At the time, “greening” Carleton’s campus was an admirable way to demonstrate this commitment. In 2016, standards of leadership on climate change have shifted. In addition to its current initiatives, Carleton needs to divest from the fossil fuel industry. This is necessary because we know that demand-side actions like making Carleton carbon neutral do not adequately inspire our communities and elected officials to address climate change and, more importantly, that the fossil fuel industry is exceptionally responsible for impeding action on the issue. Continued investment is therefore an ethical issue of the highest degree. At the very least, divestment is an opportunity to bring the college’s investments in line with its values. It is also an opportunity for Carleton to lead in the manner described by the ACUPCC commitment, pronouncing a necessary message: We cannot be complicit in allowing the fossil fuel industry, whose survival depends on continually burning carbon, to call the shots.
The Board of Trustees is still stuck in a 2007 mindset, as evidenced by their brief and superficial response to the Carleton Responsible Investment Committee’s (CRIC) September report recommending that the College divest from its direct holdings in fossil fuel stocks. The Trustees’ response at best demonstrates a failure to substantively engage with many of the concerns raised in the CRIC report.
What is perhaps most troubling is the Trustees’ suggestion of criteria that prevent Carleton from taking ethical action. They claim that fossil fuel divestment would insert the College inappropriately into political and moral discourses, contending that “nondenominational colleges and universities like Carleton are not political actors that seek to shape directly public policy, nor are they religious organizations that seek to define, promote, and enforce morality.” Are we to understand that Carleton exercises leadership and takes ethical action only if it is apolitical and amoral?
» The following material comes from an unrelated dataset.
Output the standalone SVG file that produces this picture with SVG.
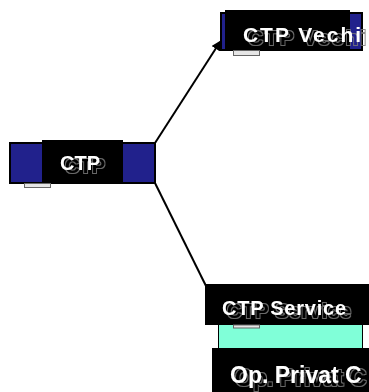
<svg xmlns="http://www.w3.org/2000/svg" width="369" height="392" viewBox="0 0 369 392">
<defs>
<style>
.outer{fill:#21218c;stroke:#000;stroke-width:2}
.lbl{fill:#000}
.tab{fill:#e6e6e6;stroke:#666;stroke-width:1}
.t{font-family:"Liberation Sans",Arial,sans-serif;font-weight:bold;fill:#fff;filter:url(#ghost)}
.con{stroke:#000;stroke-width:2;fill:none}
</style>
<filter id="ghost" x="-10%" y="-30%" width="130%" height="170%">
<feOffset in="SourceAlpha" dx="5" dy="3" result="off"/>
<feMorphology in="off" operator="dilate" radius="0.5" result="dil"/>
<feComposite in="dil" in2="off" operator="out" result="ring"/>
<feFlood flood-color="#7a7a7a" flood-opacity="0.85"/>
<feComposite in2="ring" operator="in" result="gray"/>
<feMerge><feMergeNode in="gray"/><feMergeNode in="SourceGraphic"/></feMerge>
</filter>
<marker id="ah" markerWidth="10" markerHeight="10" refX="8" refY="5" orient="auto" markerUnits="userSpaceOnUse">
<path d="M0,0 L10,5 L0,10 z" fill="#000"/>
</marker>
</defs>
<rect width="369" height="392" fill="#fff"/>
<g id="connectors">
<line class="con" x1="155" y1="143" x2="220" y2="42" marker-end="url(#ah)"/>
<line class="con" x1="155" y1="183" x2="207" y2="288"/>
</g>
<g id="node-ctp">
<rect class="outer" x="10" y="143" width="145" height="40"/>
<rect class="lbl" x="42" y="140" width="81" height="43"/>
<rect class="tab" x="24.5" y="183.5" width="26" height="4"/>
<text class="t" x="60" y="170" font-size="20">CTP</text>
</g>
<g id="node-ctp-vechi">
<rect class="outer" x="221" y="13" width="141" height="37"/>
<rect class="lbl" x="225" y="10" width="125" height="40"/>
<rect class="tab" x="233.5" y="50.5" width="26" height="5"/>
<text class="t" x="243" y="42" font-size="21" textLength="118" lengthAdjust="spacing">CTP Vechi</text>
</g>
<g id="node-ctp-service">
<rect x="218.5" y="300" width="144" height="49" fill="#80ffd8" stroke="#000" stroke-width="1"/>
<rect class="lbl" x="205" y="284" width="164" height="41"/>
<rect class="tab" x="233.5" y="325" width="26" height="3"/>
<text class="t" x="222" y="315" font-size="20" textLength="124" lengthAdjust="spacing">CTP Service</text>
</g>
<g id="node-op-privat">
<rect class="lbl" x="212" y="348" width="157" height="44"/>
<text class="t" x="230" y="383" font-size="23">Op. Privat C</text>
</g>
</svg>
If this is the case, Carleton should take down its windmills and abandon current plans for carbon neutrality, because these risk implying that Carleton would support government policies that address climate change. God forbid.
That being said, the goal of remaining on the sidelines of moral and political playing fields, if a desirable one for administrators at our Minnesota colleges and universities, is unattainable. This is highlighted in the CRIC report, which discusses how remaining invested in fossil fuels is itself political in nature because it means supporting an industry that is remarkably active in political arenas. In the words of CRIC, by investing in fossil fuels, Carleton sends a message to its students and our communities that “the behavior of the fossil fuel industry does not rise to a level of ethical compromise deserving of college action.” The fossil fuel industry certainly meets such an ethical bar, given its well-documented role in climate change denialism and its lack of intention to decelerate its core business. The Trustees did not address this in their response, preferring to insist on an imagined stance of political neutrality.
We are in trouble if this is our Carleton. We risk accepting business as usual, because the Trustees believe that a “far more appropriate strategy” is corporate governance, as if shareholder resolutions will convince fossil fuel companies to keep 80% of known reserves in the ground. We risk letting the Trustees sit on their hands while the fossil fuel industry ensures that the planet burns.
Divesting would be part of a college response to climate change that is, to borrow from a heading in the Board of Trustees’ response, truly “effective and mission-appropriate.” If the Board really supports the “culture of…civil deliberation and ethical action” as described in the College’s mission, don’t we at least deserve a more critical conversation with the College’s leadership?